The whole thing can be tossed into the washer at need, but I plan to make little sheets (including protective ones) for it, to minimize the frequency of that. Just need to think of a clever way to keep them in place, as there is no mattress to fold them round…. Buttons or ties are at the top of my mind, but we’ll see. As the sides of the nest cover the spot where I would attach the sheets, there are good chances baby will never get bothered by them.

I’m also working on a patchwork quilt for the little stranger. B got one when he was born, which he still sleeps with every night and every nap, and I want every baby (be there only ever two, or many) to have one.

Tuesday 8 April 2014

Sewing Roll

For a while I have seen many Swedish textile crafters, historical costumiers and the like make sewing rolls (or mesma/marsma as thay are often called). Sewing rolls don’t have a historic base in most of Sweden (unlike the housewives of other places), as it seems to have been a Sami thing here, and, as Anna pointed out in a discussion about them, as in so many cases all over the world, the majority of a countries population, thinking themselves very civilized, don’t want much to do with the indigenous people’s traditions. It is however a very clever thing for when you need to bring your sewing kit along when travelling, which is probably why the Sami used it, being nomads. As many people today go away from home more or less frequently, and many sewing people bring their projects with them on vacation, to school, work, the beach, sewing groups etc., it comes in handy. I’ve been meaning to make one myself for years, but somehow I never got round to it, as there have been so many other things to do.
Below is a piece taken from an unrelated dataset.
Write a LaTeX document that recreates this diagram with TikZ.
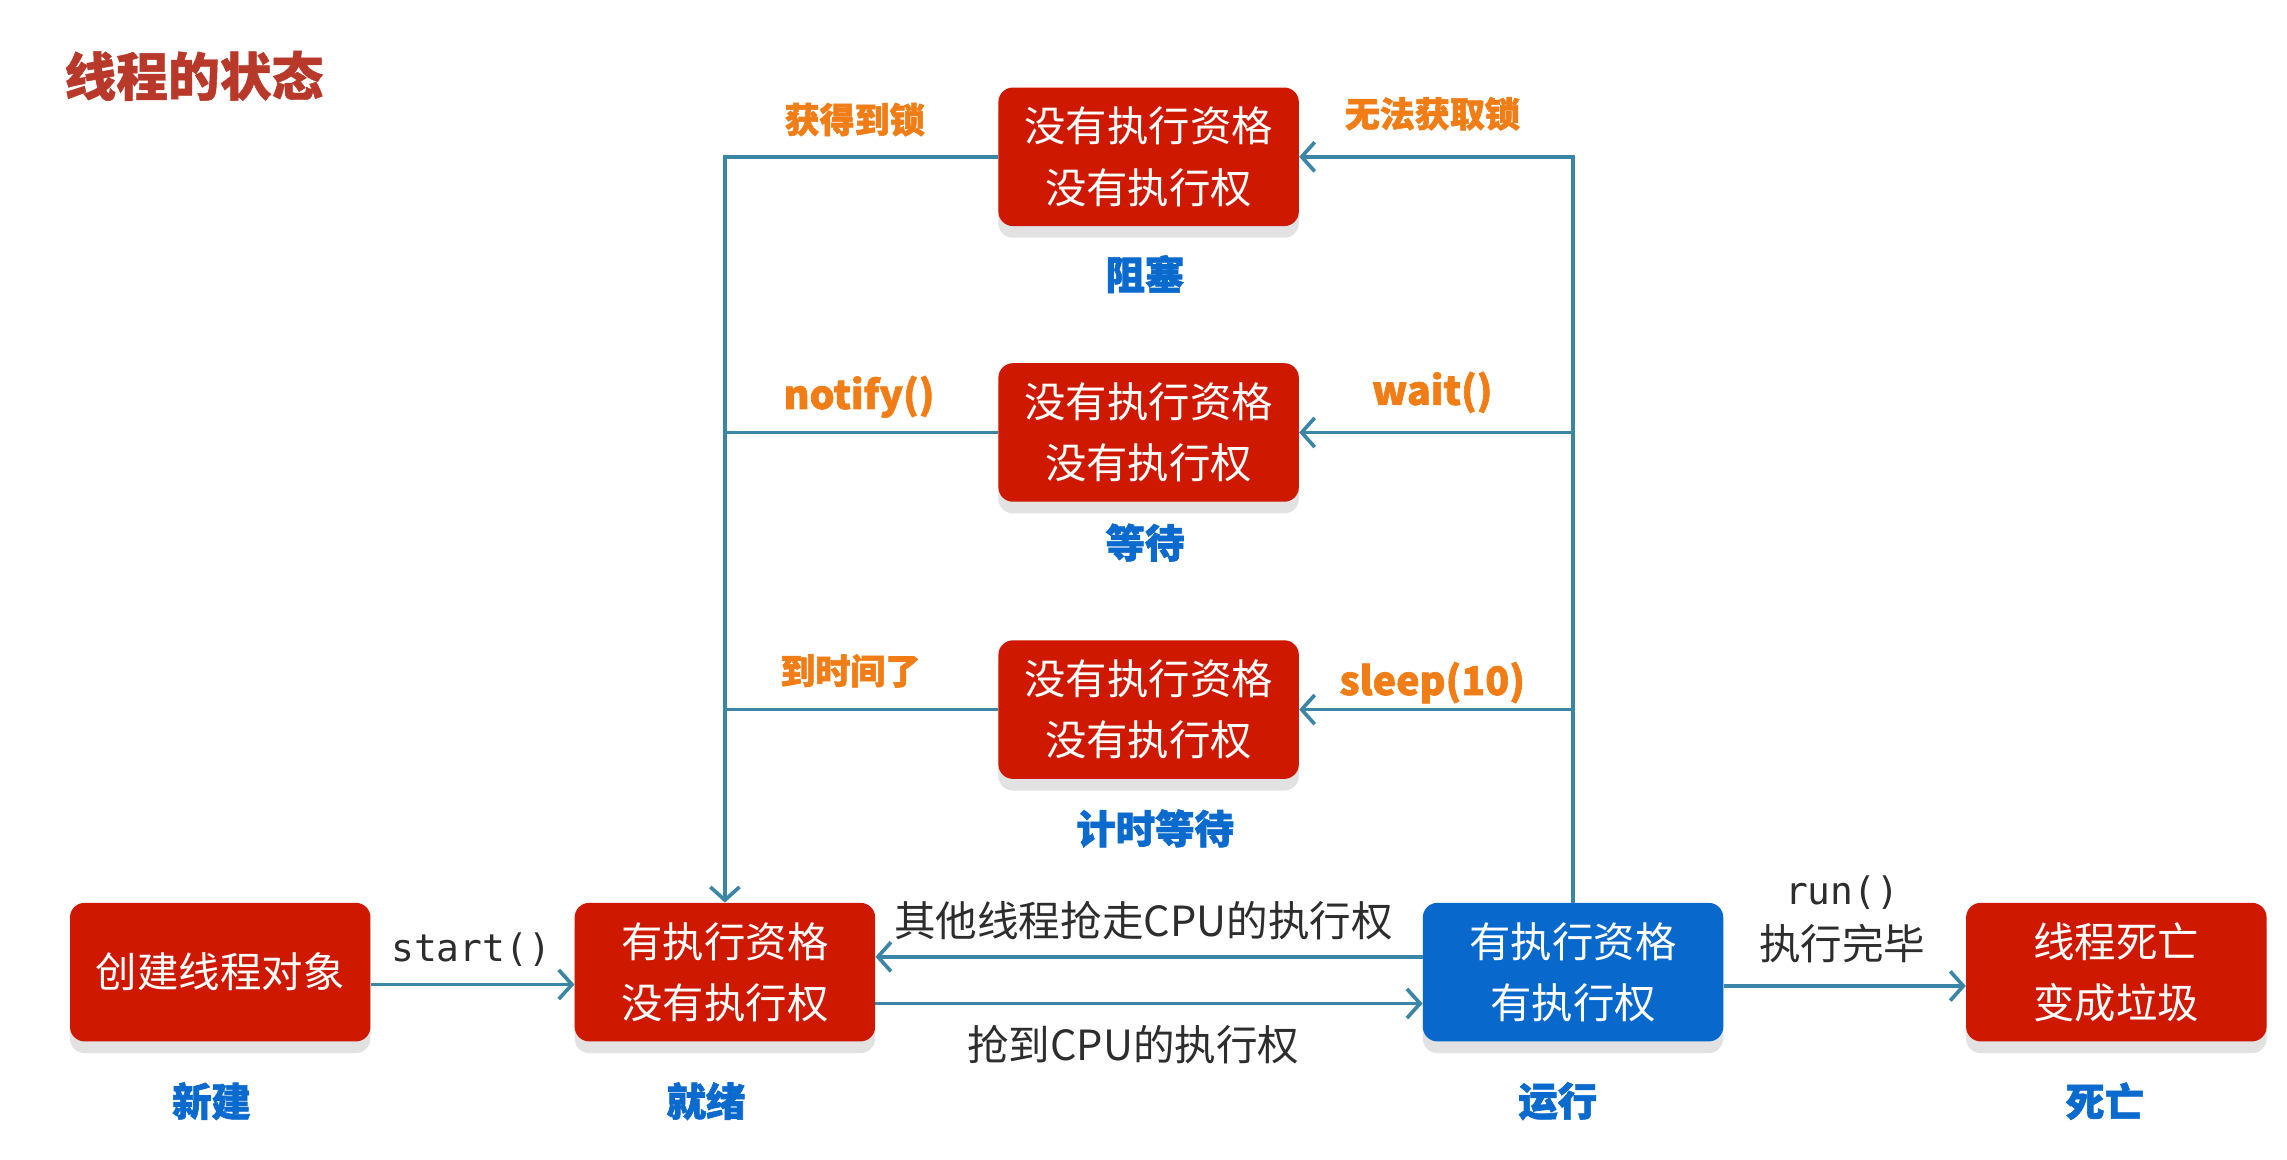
\documentclass[tikz,border=0pt]{standalone}
\usepackage{fontspec}
\setmainfont{Noto Sans CJK SC}
\newfontfamily\cjk{Noto Sans CJK SC}
\newfontfamily\heavycjk[FakeBold=1.6]{Noto Sans CJK SC}
\newfontfamily\medcjk[FakeBold=0.9]{Noto Sans CJK SC}
\newfontfamily\monofnt{DejaVu Sans Mono}
\usetikzlibrary{arrows.meta,shadows,calc}
\definecolor{boxred}{RGB}{206,24,0}
\definecolor{boxblue}{RGB}{8,104,204}
\definecolor{lblblue}{RGB}{10,106,205}
\definecolor{lblorange}{RGB}{240,125,22}
\definecolor{titlered}{RGB}{184,56,42}
\definecolor{linecol}{RGB}{59,134,166}
\definecolor{shadowgray}{RGB}{226,226,226}
\definecolor{txtgray}{RGB}{45,45,45}
\begin{document}
\begin{tikzpicture}[x=1pt,y=-1pt,
  statebox/.style={draw=none, fill=boxred, rounded corners=10pt, minimum width=206pt,
    minimum height=95pt, text=white, font=\fontsize{28.4}{42}\selectfont, align=center,
    inner sep=0pt, drop shadow={shadow xshift=0pt,shadow yshift=-8pt,fill=shadowgray,opacity=1}},
  runbox/.style={statebox, fill=boxblue},
  statelbl/.style={text=lblblue, font=\fontsize{27}{30}\selectfont\heavycjk\bfseries, inner sep=0pt},
  translbl/.style={text=lblorange, font=\fontsize{24}{28}\selectfont\heavycjk\bfseries, inner sep=0pt},
  plainlbl/.style={text=txtgray, font=\fontsize{28.5}{34}\selectfont, inner sep=0pt, align=center},
  conn/.style={draw=linecol, line width=2.5pt},
  arr/.style={conn, -{Straight Barb[length=9pt,width=20pt,line width=2.5pt]}}
]
\useasboundingbox[fill=white] (0,0) rectangle (1568,795);

% title
\node[text=titlered, font=\fontsize{35.5}{38}\selectfont\medcjk\bfseries, anchor=west, inner sep=0pt] (title) at (44,52) {线程的状态};

% state boxes
\node[statebox] (blocked) at (787.5,107.5) {没有执行资格\\没有执行权};
\node[statebox] (waiting) at (787.5,296.5) {没有执行资格\\没有执行权};
\node[statebox] (timed)   at (787.5,486.5) {没有执行资格\\没有执行权};
\node[statebox] (newb)    at (151,666.5)   {创建线程对象};
\node[statebox] (ready)   at (497,666.5)   {有执行资格\\没有执行权};
\node[runbox]   (running) at (1078.5,666.5){有执行资格\\有执行权};
\node[statebox] (dead)    at (1451,666.5)  {线程死亡\\变成垃圾};

% state labels
\node[statelbl] (lblocked) at (785,188) {阻塞};
\node[statelbl] (lwaiting) at (785,372) {等待};
\node[statelbl] (ltimed)   at (792,568) {计时等待};
\node[statelbl] (lnew)     at (145,755) {新建};
\node[statelbl] (lready)   at (484,755) {就绪};
\node[statelbl] (lrun)     at (1068,755) {运行};
\node[statelbl] (ldead)    at (1443,755) {死亡};

% left return lines
\draw[arr] (blocked.west) -| (ready.north);
\draw[conn] (waiting.west) -- (waiting.west -| ready.north);
\draw[conn] (timed.west) -- (timed.west -| ready.north);

% right lines from running
\draw[arr] (running.north) |- (blocked.east);
\draw[arr] (running.north |- waiting.east) -- (waiting.east);
\draw[arr] (running.north |- timed.east) -- (timed.east);

% bottom arrows
\draw[arr] ([yshift=-8.5pt]newb.east) -- ([yshift=-8.5pt]ready.west);
\draw[arr] ([yshift=-21.5pt]ready.east) -- ([yshift=-21.5pt]running.west);
\draw[arr] ([yshift=10.5pt]running.west) -- ([yshift=10.5pt]ready.east);
\draw[arr] ([yshift=-9.5pt]running.east) -- ([yshift=-9.5pt]dead.west);

% transition labels
\node[translbl] (tlock)   at (586,82)  {获得到锁};
\node[translbl] (tnolock) at (982,78)  {无法获取锁};
\node[translbl, font=\fontsize{27}{30}\selectfont\heavycjk\bfseries] (tnotify) at (589,272) {notify()};
\node[translbl, font=\fontsize{27}{30}\selectfont\heavycjk\bfseries] (twait)   at (982,269) {wait()};
\node[translbl] (ttime)   at (583,460) {到时间了};
\node[translbl, font=\fontsize{27}{30}\selectfont\heavycjk\bfseries] (tsleep)  at (982,468) {sleep(10)};

\node[plainlbl, font=\fontsize{26}{30}\monofnt] (tstart) at (323,651) {start()};
\node[plainlbl] (tsteal) at (784,631) {其他线程抢走CPU的执行权};
\node[plainlbl] (tgrab)  at (777,716) {抢到CPU的执行权};
\node[plainlbl, font=\fontsize{26}{30}\monofnt] (trun) at (1263,612) {run()};
\node[plainlbl] (tdone)  at (1263,647) {执行完毕};
\end{tikzpicture}
\end{document}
The past few weeks however, the making of sewing rolls has really taken off in a sewing group on facebook, and I fell for the pressure and finally made one. 

Neatly rolled up, with braided wool ties keeping it closed.

As I intend it for modern use I could go for whatever design I wanted. I chose to be inspired by 19th century rural folk textiles from my county Skåne, and the thing turned out to be a nice marriage between a historic item from the far North of Sweden and historic textiles from the far South (which would still considered quite far North by most of the world).

I used heavy wool left over from my folk costume skirt (same as I used in my pincushion), and embroidered it with wool yarns - wool embroidery of high quality is often seen in cushions and covers in this area during the 18th and 19thcenturies. 

 The outside.

 The lining is made from lighter wool, as are two of the pockets and the bound edge.

Proof of a mishap and change of plans: originally I had another embroidery here 
(my initials and the current year), but it had a quite severe, military look about it that I didn't like. 
I unpicked the embroidery and did this instead, when the pocket was already stitched 
firmly in place - thus the now uneven edges. Sigh.

The pockets are all lined with striped cotton, slightly resembling the ones often seen in country women’s and children’s aprons in 19th century Skåne.

The small pocket will be good for holding Nalbinding needles and such.

The metal button is supposed to bring the thought to the silver buckles, buttons, chains, clasps etc. worn with the folk costumes for best. 

 The lid of the pocket closes with a sewn loop.

The bottom pocket is made from the test knitting I made before beginning my folk costume spedetröja a few years ago. It is bound with a strip of silk, as the finest spedetröjor was. I’d been saving the test piece for this purpose, thinking it too pretty to throw away. 

 Knitted pocket bound with silk.

I’m quite pleased with how the sewing roll turned out – it’s almost a little piece of art in itself, and will look nice in my sewing room, and when I bring it along with me.

Detail of the embroidery on the outside.

I have a new skirt to post about as well, that have been pending for a couple of weeks, but I need some photos first, and in my present state of late pregnancy, I don’t often feel like going through all the hassle of a photo shoot, not even a small one.